Audio By Carbonatix
Canada has lost its measles elimination status, said the Pan American Health Organization (Paho) on Monday, after failing to curb an outbreak of the virus for 12 consecutive months.
Because Canada is no longer deemed measles-free, the Americas region as a whole has lost its elimination status, although individually the other countries are still considered to have stamped out the disease.
The US, however, risks losing its status as well if it does not stop an ongoing outbreak by January. Related cases have now been reported in Utah, Arizona and South Carolina.
Canada's outbreak began last October, with health officials attributing it to fewer people being vaccinated against measles.
At a news conference on Monday, Paho officials appealed to Canadian governments and the public to ramp up vaccinations, noting that 95% of the population needs to be immunised to stop the spread of measles.
"This loss represents a setback, but it is also reversible," said Dr Jarbas Barbosa, the health organisation's director.
The Public Health Agency of Canada said in its own statement that it is collaborating with Paho and regional health authorities to improve vaccine rates and strengthen data sharing.
Prior to Monday, Canada had been declared measles-free for three decades. It can regain its elimination status if it can curb spread of the measles strain associated with the current outbreak for at least 12 months.
The country has reported more than 5,000 measles cases in 2025, with most of them in the provinces of Ontario and Alberta. That is three times the 1,681 cases reported in the US, despite Canada's much smaller population.
The bulk of the outbreak has been in "under-vaccinated communities", Canadian health officials have said.
Vaccination rates in Alberta, one of the provinces hit hard by the outbreak, are lower than the 95% threshold, according to provincial data.
One region, the South Zone, which includes the province's largest city of Calgary, reported only 68% of children under the age of two were immunised against measles as of 2024.
The MMR vaccine is the most effective way to fight off the dangerous virus, which can lead to pneumonia, brain swelling and death. The jabs are 97% effective and also immunise against mumps and rubella.

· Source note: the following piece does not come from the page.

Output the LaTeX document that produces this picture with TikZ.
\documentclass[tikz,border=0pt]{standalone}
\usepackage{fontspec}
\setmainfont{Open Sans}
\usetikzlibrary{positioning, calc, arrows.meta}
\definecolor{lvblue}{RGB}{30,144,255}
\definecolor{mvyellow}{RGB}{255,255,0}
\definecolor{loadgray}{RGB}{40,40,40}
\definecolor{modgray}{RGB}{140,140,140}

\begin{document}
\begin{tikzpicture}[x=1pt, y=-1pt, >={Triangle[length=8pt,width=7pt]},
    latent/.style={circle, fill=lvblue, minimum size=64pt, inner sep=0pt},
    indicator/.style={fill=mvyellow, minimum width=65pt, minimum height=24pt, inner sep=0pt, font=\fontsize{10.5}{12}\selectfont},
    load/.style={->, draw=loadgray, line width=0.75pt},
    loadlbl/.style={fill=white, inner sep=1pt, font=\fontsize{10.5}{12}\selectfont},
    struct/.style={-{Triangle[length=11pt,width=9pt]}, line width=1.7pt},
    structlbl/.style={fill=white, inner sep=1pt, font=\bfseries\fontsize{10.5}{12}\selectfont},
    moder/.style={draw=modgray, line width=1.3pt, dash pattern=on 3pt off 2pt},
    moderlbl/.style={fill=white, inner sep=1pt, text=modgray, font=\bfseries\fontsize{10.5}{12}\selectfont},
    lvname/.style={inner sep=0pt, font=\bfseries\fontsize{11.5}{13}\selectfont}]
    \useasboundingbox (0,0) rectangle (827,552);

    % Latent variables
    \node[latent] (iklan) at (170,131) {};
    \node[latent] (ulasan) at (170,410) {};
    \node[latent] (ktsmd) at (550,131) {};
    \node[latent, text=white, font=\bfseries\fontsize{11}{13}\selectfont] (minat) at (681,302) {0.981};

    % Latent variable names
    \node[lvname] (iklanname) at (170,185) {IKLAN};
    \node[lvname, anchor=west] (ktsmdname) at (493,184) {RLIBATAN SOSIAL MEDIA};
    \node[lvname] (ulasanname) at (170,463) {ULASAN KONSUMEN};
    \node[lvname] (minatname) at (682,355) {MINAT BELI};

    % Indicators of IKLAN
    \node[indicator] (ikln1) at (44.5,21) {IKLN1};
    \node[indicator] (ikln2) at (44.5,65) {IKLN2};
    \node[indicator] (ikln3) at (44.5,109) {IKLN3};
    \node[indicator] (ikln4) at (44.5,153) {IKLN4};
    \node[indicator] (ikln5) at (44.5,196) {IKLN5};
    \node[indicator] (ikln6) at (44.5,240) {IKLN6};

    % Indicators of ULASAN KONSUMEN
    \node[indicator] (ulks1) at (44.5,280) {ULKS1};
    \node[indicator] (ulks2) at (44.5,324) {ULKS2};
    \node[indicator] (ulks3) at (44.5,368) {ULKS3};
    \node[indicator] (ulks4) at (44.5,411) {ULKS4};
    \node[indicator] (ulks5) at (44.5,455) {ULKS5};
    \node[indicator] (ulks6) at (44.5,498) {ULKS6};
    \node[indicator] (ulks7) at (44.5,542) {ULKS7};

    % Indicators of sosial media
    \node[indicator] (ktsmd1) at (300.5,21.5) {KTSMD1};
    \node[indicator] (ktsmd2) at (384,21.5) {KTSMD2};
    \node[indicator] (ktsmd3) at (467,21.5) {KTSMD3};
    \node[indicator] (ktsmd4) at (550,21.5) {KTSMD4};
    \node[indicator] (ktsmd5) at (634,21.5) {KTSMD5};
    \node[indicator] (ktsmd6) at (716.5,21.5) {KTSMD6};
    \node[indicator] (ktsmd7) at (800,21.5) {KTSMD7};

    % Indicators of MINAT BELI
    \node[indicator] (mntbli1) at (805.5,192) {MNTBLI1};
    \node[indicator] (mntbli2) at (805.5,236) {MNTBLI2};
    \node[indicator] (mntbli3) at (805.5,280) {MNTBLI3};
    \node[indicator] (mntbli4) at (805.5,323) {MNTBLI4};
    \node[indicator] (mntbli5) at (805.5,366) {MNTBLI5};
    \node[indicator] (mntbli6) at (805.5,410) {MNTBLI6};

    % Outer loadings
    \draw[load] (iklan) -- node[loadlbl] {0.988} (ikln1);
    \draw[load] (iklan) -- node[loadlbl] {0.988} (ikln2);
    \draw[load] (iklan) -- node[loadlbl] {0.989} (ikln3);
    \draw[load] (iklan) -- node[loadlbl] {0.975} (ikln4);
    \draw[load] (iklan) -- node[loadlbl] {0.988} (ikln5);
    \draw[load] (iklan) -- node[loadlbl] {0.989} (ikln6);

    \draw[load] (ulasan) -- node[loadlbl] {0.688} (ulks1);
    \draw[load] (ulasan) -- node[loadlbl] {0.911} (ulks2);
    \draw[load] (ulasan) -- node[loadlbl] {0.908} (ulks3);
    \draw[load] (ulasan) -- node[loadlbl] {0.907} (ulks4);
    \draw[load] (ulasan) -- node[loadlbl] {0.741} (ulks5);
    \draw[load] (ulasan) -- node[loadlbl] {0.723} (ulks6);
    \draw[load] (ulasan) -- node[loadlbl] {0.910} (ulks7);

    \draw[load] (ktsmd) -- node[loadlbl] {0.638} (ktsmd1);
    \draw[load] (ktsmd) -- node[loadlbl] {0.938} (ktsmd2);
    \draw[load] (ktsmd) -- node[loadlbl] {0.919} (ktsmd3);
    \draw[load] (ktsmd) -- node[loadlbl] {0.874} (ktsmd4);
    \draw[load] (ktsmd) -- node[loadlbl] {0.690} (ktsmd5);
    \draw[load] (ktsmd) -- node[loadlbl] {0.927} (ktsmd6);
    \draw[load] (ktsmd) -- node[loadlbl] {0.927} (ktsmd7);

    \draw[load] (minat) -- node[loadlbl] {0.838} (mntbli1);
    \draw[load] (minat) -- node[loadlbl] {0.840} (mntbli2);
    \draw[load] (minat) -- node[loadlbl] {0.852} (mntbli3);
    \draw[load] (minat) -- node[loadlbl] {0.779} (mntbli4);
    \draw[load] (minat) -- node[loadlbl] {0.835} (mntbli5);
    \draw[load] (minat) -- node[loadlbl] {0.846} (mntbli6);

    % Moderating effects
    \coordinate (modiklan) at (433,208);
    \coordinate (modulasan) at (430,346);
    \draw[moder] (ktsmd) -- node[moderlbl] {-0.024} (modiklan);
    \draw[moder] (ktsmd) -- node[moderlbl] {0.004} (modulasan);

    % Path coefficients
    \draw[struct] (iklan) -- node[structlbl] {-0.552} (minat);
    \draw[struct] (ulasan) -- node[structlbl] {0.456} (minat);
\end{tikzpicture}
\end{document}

Canadian immunologist Dawn Bowdish told the BBC that there are many reasons behind the low vaccination rates, including lack of access to general practitioners, the absence of a national vaccination registry that Canadians could use to check their immunisation status, and the spread of misinformation.
She also noted a lack of public health outreach to communities that have been hesitant or distrustful of vaccines.
"It highlights how many of our systems broke down to get us to this point," said Prof Bowdish of McMaster University in Hamilton, Ontario.
"I hope that it will be a wake-up call to policymakers, and that it will be enough of a national embarrassment that we remedy some of those systemic issues," she added
The Americas is the first and only region in the world to have been declared measles-free, starting in 2016. That status was then briefly lifted after outbreaks in Venezuela and Brazil. The two countries regained elimination status in 2024, in part through coordinated vaccine efforts where millions were immunised.
But measles has since spread again, now in North America.
Along with Canada and the United States, Mexico has also seen a surge in cases and now ranks among the top 10 countries with the largest outbreaks, according to the US Centers for Disease Control and Prevention.